When the study subjects sniffed scents such as cedar or lavender, all of their brains reacted only in the region that handles smells—not sexual behavior.

Biological Explanation

The results show that the human brain reacts differently to potential pheromones compared with common odors.

"It directly shows a link between brain activity and sexual orientation," said Hamer, the NIH geneticist.

Hamer cautions that the gay men's different brain activity could be either a cause of their sexual orientation or an effect of it. But, he said, "it certainly seems unlikely that somehow being interested in men would cause the brain to rewire itself in such a dramatic way."

Other studies have also found that gay and straight men respond differently to the body odors of others.
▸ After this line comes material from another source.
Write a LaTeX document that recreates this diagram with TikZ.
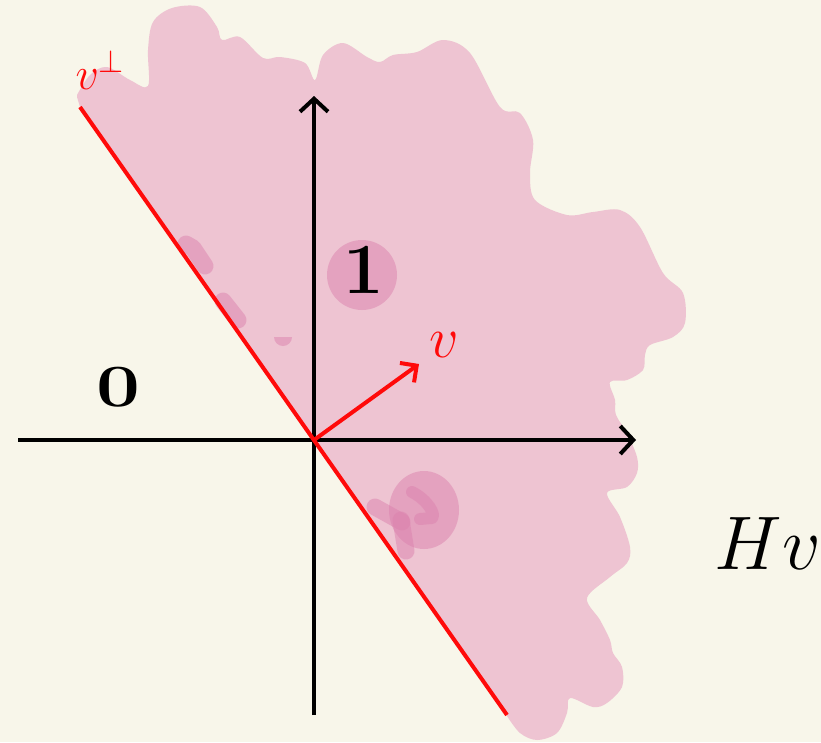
\RequirePackage{fix-cm}
\documentclass[tikz,border=0pt]{standalone}
\usetikzlibrary{arrows.meta}
\definecolor{bgcream}{HTML}{F8F6EA}
\definecolor{softpink}{HTML}{EEC4D2}
\definecolor{deeppink}{HTML}{DC82AE}
\definecolor{penred}{HTML}{FF0A0A}
\tikzset{
  axisline/.style={line width=4pt, black, -{Straight Barb[length=13pt,width=28pt,line width=4pt]}},
  redline/.style={line width=4pt, penred},
  redvec/.style={line width=4pt, penred, -{Straight Barb[length=12pt,width=24pt,line width=4pt]}},
  hatch/.style={deeppink, opacity=0.5, line width=17pt, line cap=round, line join=round},
  hatchfill/.style={fill=deeppink, fill opacity=0.5},
  lbl/.style={inner sep=0pt, black},
  redlbl/.style={inner sep=0pt, penred}
}
\begin{document}
\begin{tikzpicture}[x=1pt,y=-1pt]
\useasboundingbox (0,0) rectangle (821,742);
\fill[bgcream] (0,0) rectangle (821,742);

% coordinates
\coordinate (O) at (314,440);
\coordinate (xs) at (18,440);
\coordinate (xe) at (636,440);
\coordinate (ys) at (314,715);
\coordinate (ye) at (314,96);
\coordinate (ls) at (80,107);
\coordinate (le) at (507,715);
\coordinate (ve) at (419,364);

% pink half-plane
\fill[softpink] (le) -- (ls) -- (77,97) -- plot[smooth, tension=0.55] coordinates {
 (77,95) (90,75) (107,67) (130,80) (148,86) (148,50) (153,22) (172,8) (200,7)
 (217,27) (222,40) (240,37) (263,58) (280,57) (305,63) (315,80) (323,55)
 (343,43) (367,57) (380,62) (393,55) (417,52) (443,40) (470,53) (500,107)
 (520,113) (533,140) (530,173) (535,200) (567,215) (593,212) (620,210)
 (640,227) (663,273) (683,293) (685,323) (673,337) (650,345) (645,355)
 (643,370) (627,380) (610,382) (615,400) (616,415) (627,433) (637,457)
 (637,473) (627,487) (607,493) (620,517) (630,547) (627,563) (610,577)
 (587,598) (600,620) (610,640) (613,653) (622,667) (622,687) (607,703)
 (593,707) (570,698) (567,713) (557,733) (537,740) (520,733) (507,716)} -- cycle;

% darker pink marks
\fill[hatchfill] (362,275) circle[radius=35];
\draw[hatch] (186,244) -- (193,248) -- (205,266);
\draw[hatch] (223,301) -- (238,320);
\fill[hatchfill] (274,337) -- (292,337) arc[start angle=0,end angle=180,radius=9] -- cycle;
\fill[hatchfill] (424,510) ellipse[x radius=35, y radius=39];
\draw[hatch] (375,507) -- (402,522);
\draw[hatch] (401,520) -- (406,551);
\draw[hatch, line width=12pt] (412,492) .. controls (428,500) and (436,515) .. (432,518) -- (420,519);

% axes
\draw[axisline] (xs) -- (xe);
\draw[axisline] (ys) -- (ye);

% red line and vector
\draw[redline] (ls) -- (le);
\draw[redvec] (O) -- (ve);

% labels
\node[lbl, font=\fontsize{72}{80}\bfseries] (one) at (364,270) {1};
\node[lbl, font=\fontsize{60}{66}\bfseries] (zero) at (118,387) {\scalebox{1.3}[1]{0}};
\node[lbl, font=\fontsize{76}{84}\selectfont] (Hv) at (768,544) {$Hv$};
\node[redlbl, font=\fontsize{58}{64}\selectfont] (vlab) at (444,345) {$v$};
\node[redlbl, font=\fontsize{46}{52}\selectfont] (vperp) at (100,70) {$v^{\perp}$};
\end{tikzpicture}
\end{document}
Scientists at the Monell Chemical Senses Center in Philadelphia, Pennsylvania, found that gay men preferred odors from other gay men, while odors from gay men were the least preferred by straight men and women.

The Monell Center's results were released yesterday and are to be published in the journal Psychological Science in September.

"There are many ongoing studies in the field, and I think that we soon will have better clarification," said Savic, the Karolinska Institute neuroscientist. "At the moment, there are no definite proofs."

However, the new studies boost the hypothesis that homosexuality has a genetic basis and is not simply the result of learned behavior.

"This, incidentally, is not in any way controversial for biologists," Hamer said. "It's completely expected from the basic tenets of biology. It's only controversial because of the social and political controversy over homosexuality."